## begin
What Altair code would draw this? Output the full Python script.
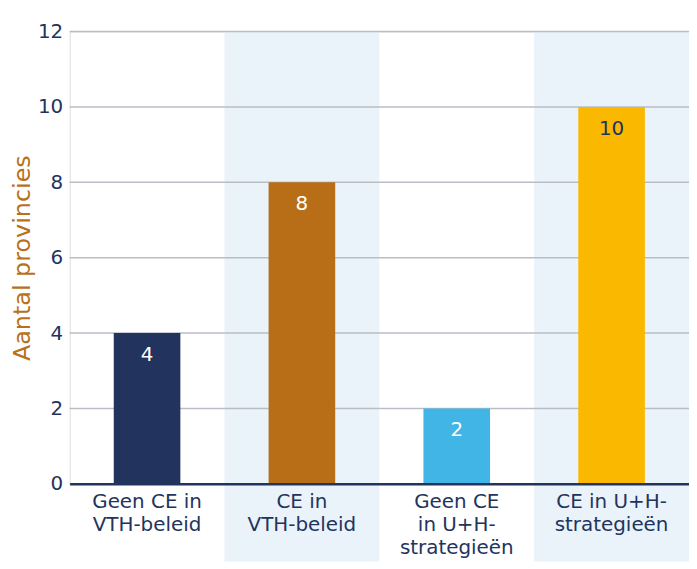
import altair as alt
import pandas as pd

categories = ["Geen CE in|VTH-beleid", "CE in|VTH-beleid", "Geen CE|in U+H-|strategieën", "CE in U+H-|strategieën"]
values = [4, 8, 2, 10]
bar_colors = ["#22345e", "#b86e16", "#41b6e6", "#fab800"]
shaded = [False, True, False, True]
y_ticks = [0, 2, 4, 6, 8, 10, 12]

NAVY = "#22345e"
FONT = "DejaVu Sans"
W, H = 623, 455
PAD_L, PAD_T, PAD_B = 62, 22, 78

df = pd.DataFrame({"cat": categories, "value": values, "shaded": shaded})
ticks_df = pd.DataFrame({"t": y_ticks})

xenc = alt.X("cat:N", sort=categories, title=None,
             scale=alt.Scale(paddingInner=0, paddingOuter=0),
             axis=alt.Axis(labelExpr="split(datum.label, '|')", labelAngle=0,
                           labelFont=FONT, labelFontSize=20, labelColor=NAVY,
                           labelLineHeight=23, labelPadding=8, ticks=False,
                           domainColor=NAVY, domainWidth=2.5, zindex=1,
                           labelBaseline="top"))
yscale = alt.Scale(domain=[0, 12], nice=False)

bands = alt.Chart(df).transform_filter(alt.datum.shaded).mark_rect(color="#eaf2fa").encode(
    x=xenc,
    y=alt.value(0),
    y2=alt.value(H + PAD_B),
)

grid = alt.Chart(ticks_df).mark_rule(color="#b9bec6", strokeWidth=1.5).encode(
    y=alt.Y("t:Q", scale=yscale, title="Aantal provincies",
            axis=alt.Axis(values=y_ticks, grid=False, ticks=False, domain=False,
                          labelFont=FONT, labelFontSize=20, labelColor=NAVY,
                          labelPadding=7, titleFont=FONT, titleFontSize=24,
                          titleColor="#b8701a", titleFontWeight="normal",
                          titlePadding=3))
)

bars = alt.Chart(df).mark_bar(size=67).encode(
    x=alt.X("cat:N", sort=categories),
    y=alt.Y("value:Q", scale=yscale),
    color=alt.Color("cat:N", sort=categories,
                    scale=alt.Scale(domain=categories, range=bar_colors), legend=None),
)

labels = alt.Chart(df).mark_text(dy=22, baseline="middle", font=FONT, fontSize=20).encode(
    x=alt.X("cat:N", sort=categories),
    y=alt.Y("value:Q", scale=yscale),
    text=alt.Text("value:Q"),
    color=alt.condition(alt.datum.value >= 10, alt.value(NAVY), alt.value("white")),
)

chart = alt.layer(bands, grid, bars, labels).properties(
    width=W, height=H,
    padding={"left": PAD_L, "top": PAD_T, "right": 0, "bottom": PAD_B},
    autosize=alt.AutoSizeParams(type="none"),
).configure_view(stroke=None).configure(background="white")

chart.save("out.html", embed_options={"renderer": "svg", "actions": False})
## end
▸ GIVEN TASK
Leave out the pictures and give the listing above again exactly.

▸ ANSWER FOR THE TASK
What Altair code would draw this? Output the full Python script.
import altair as alt
import pandas as pd

categories = ["Geen CE in|VTH-beleid", "CE in|VTH-beleid", "Geen CE|in U+H-|strategieën", "CE in U+H-|strategieën"]
values = [4, 8, 2, 10]
bar_colors = ["#22345e", "#b86e16", "#41b6e6", "#fab800"]
shaded = [False, True, False, True]
y_ticks = [0, 2, 4, 6, 8, 10, 12]

NAVY = "#22345e"
FONT = "DejaVu Sans"
W, H = 623, 455
PAD_L, PAD_T, PAD_B = 62, 22, 78

df = pd.DataFrame({"cat": categories, "value": values, "shaded": shaded})
ticks_df = pd.DataFrame({"t": y_ticks})

xenc = alt.X("cat:N", sort=categories, title=None,
             scale=alt.Scale(paddingInner=0, paddingOuter=0),
             axis=alt.Axis(labelExpr="split(datum.label, '|')", labelAngle=0,
                           labelFont=FONT, labelFontSize=20, labelColor=NAVY,
                           labelLineHeight=23, labelPadding=8, ticks=False,
                           domainColor=NAVY, domainWidth=2.5, zindex=1,
                           labelBaseline="top"))
yscale = alt.Scale(domain=[0, 12], nice=False)

bands = alt.Chart(df).transform_filter(alt.datum.shaded).mark_rect(color="#eaf2fa").encode(
    x=xenc,
    y=alt.value(0),
    y2=alt.value(H + PAD_B),
)

grid = alt.Chart(ticks_df).mark_rule(color="#b9bec6", strokeWidth=1.5).encode(
    y=alt.Y("t:Q", scale=yscale, title="Aantal provincies",
            axis=alt.Axis(values=y_ticks, grid=False, ticks=False, domain=False,
                          labelFont=FONT, labelFontSize=20, labelColor=NAVY,
                          labelPadding=7, titleFont=FONT, titleFontSize=24,
                          titleColor="#b8701a", titleFontWeight="normal",
                          titlePadding=3))
)

bars = alt.Chart(df).mark_bar(size=67).encode(
    x=alt.X("cat:N", sort=categories),
    y=alt.Y("value:Q", scale=yscale),
    color=alt.Color("cat:N", sort=categories,
                    scale=alt.Scale(domain=categories, range=bar_colors), legend=None),
)

labels = alt.Chart(df).mark_text(dy=22, baseline="middle", font=FONT, fontSize=20).encode(
    x=alt.X("cat:N", sort=categories),
    y=alt.Y("value:Q", scale=yscale),
    text=alt.Text("value:Q"),
    color=alt.condition(alt.datum.value >= 10, alt.value(NAVY), alt.value("white")),
)

chart = alt.layer(bands, grid, bars, labels).properties(
    width=W, height=H,
    padding={"left": PAD_L, "top": PAD_T, "right": 0, "bottom": PAD_B},
    autosize=alt.AutoSizeParams(type="none"),
).configure_view(stroke=None).configure(background="white")

chart.save("out.html", embed_options={"renderer": "svg", "actions": False})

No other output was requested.